There is so much to know about the material we all use in our hobby/craft/trade - wood! We will give you useable information on different woods and how to choose appropriate lumber to help you learn to better use this versatile substance. 

We'll get things started off with an in-depth look at beech wood and add on from there...

Botanical name: Fagus Grandifolia

Beech is actually the family oak comes from. There are only two kinds of beech: North American and European. It has a unique bark that lends itself to having amorous couples carve their initials in it. The nut is edible, and many people may recognize this name from Beech-Nut gum. It is mostly found east of the Mississippi, from valleys to the tops of hills. It needs moist soil and we call it a "swamp wood" due to its loving wet conditions for growth. It has a high moisture content and is subject to shrinking and cracking when drying. As a "swamp wood," it will have a sour taste when licked (yes, we lick our wood here at WWR).

Beech only represents 1/2 percent of the wood commercially available to the public. Birch wood is sometimes mistaken for beech wood (beech does has smaller pores than birch). Beech can be pale but also can be subject to many different colorations due to uptake of different nutrients from the soil.

Most prominently used for food-preparation utensils, textile bobbins and snuff boxes. Beech is also excellent for hand-saw handles and was a main replacement after the apple supply disappeared. Disston used beech wood for handles even at the turn of the 19th century. Beech is flexible, with excellent elasticity, and often used in steam and other bending. It was a chief wood in making molding planes for its durability and high strength.

Beech tools very well and planes to a very smooth surface, and it takes screws and nails very well (pilot holes are strongly recommended). It is a small-pored, diffuse-porous wood that is not terribly happy about taking stain. Oil is the preferred finish and it can be buffed to a high lustre, especially on a lathe (beech turns very well). Shellac is also acceptable.

Planing requires a tight mouth on the plane, but the diffuse-pore structure allows high-angle block planing if you don't have an adjustable-mouth plane. Beech is one of the few woods that scraping and sanding have similar good effects on. Pares easily with 30-degree angle on the chisel bevel, but you will need at least a 20-degree angle if you are mortising.

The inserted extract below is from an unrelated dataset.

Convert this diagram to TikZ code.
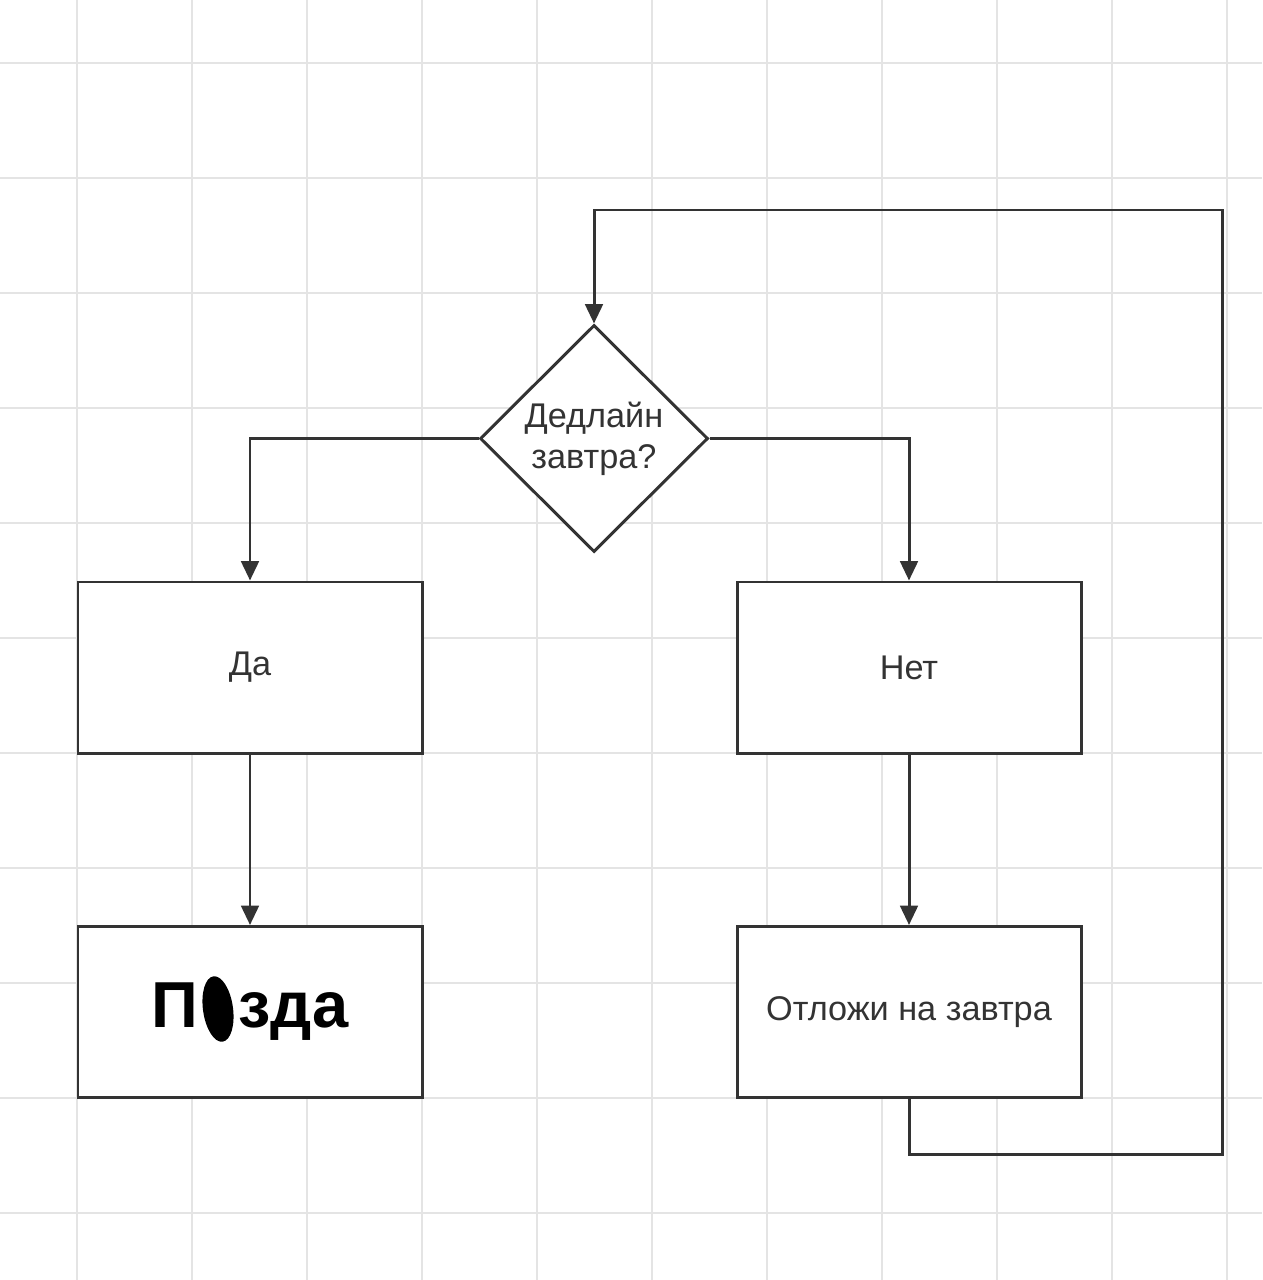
\documentclass[tikz,border=0pt]{standalone}
\usepackage{fontspec}
\setmainfont{Liberation Sans}
\usetikzlibrary{arrows.meta,shapes.geometric}
\definecolor{ink}{HTML}{333333}
\definecolor{gridc}{HTML}{E4E4E4}
\newlength{\pxu}
\setlength{\pxu}{0.02cm}
\tikzset{
  box/.style={draw=ink, line width=1.7pt, fill=white, minimum width=344\pxu, minimum height=171\pxu, inner sep=0pt, text=ink, font=\fontsize{19.5}{23}\selectfont},
  decision/.style={diamond, draw=ink, line width=1.7pt, fill=white, minimum width=228\pxu, minimum height=227\pxu, inner sep=0pt, text=ink, align=center, font=\fontsize{19.5}{23.5}\selectfont},
  conn/.style={draw=ink, line width=1.7pt, -{Triangle[length=11pt,width=10pt]}},
  gridline/.style={draw=gridc, line width=1.6pt},
}
\begin{document}
\begin{tikzpicture}[x=0.02cm,y=-0.02cm]
\useasboundingbox[fill=white] (0,0) rectangle (1262,1280);
% grid
\foreach \gx in {77,192,...,1262} \draw[gridline] (\gx,0) -- (\gx,1280);
\foreach \gy in {63,178,...,1280} \draw[gridline] (0,\gy) -- (1262,\gy);
% nodes
\node[decision] (dec) at (594,438.5) {Дедлайн\\завтра?};
\node[box] (da) at (250,667.5) {Да};
\node[box] (net) at (909,667.5) {Нет};
\node[box, font=\bfseries\fontsize{37}{40}\selectfont, text=black] (pz) at (250,1012) {П\phantom{и}зда};
\node[box] (ot) at (909,1012) {Отложи на завтра};
\fill[black, rotate around={8:(218,1009)}] (218,1009) ellipse (15 and 33);
% connectors
\draw[conn] (dec.west) -| (da.north);
\draw[conn] (dec.east) -| (net.north);
\draw[conn] (da.south) -- (pz.north);
\draw[conn] (net.south) -- (ot.north);
\coordinate (c1) at (1222,1154);
\coordinate (c2) at (1222,210);
\draw[conn] (ot.south) |- (c1) -- (c2) -| (dec.north);
\end{tikzpicture}
\end{document}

One nasty thing about "swamp wood," however, once liberated from its moist growing conditions, it prefers to never return there. Beech and other "swamp woods" like poplar and sycamore tend to rot easily when exposed to moisture. For this reason, they should not be used in exterior conditions. Bugs think these "swamp woods" are delicious buffets, so they must be protected from infestation. For this reason these woods spalt quickly and readily.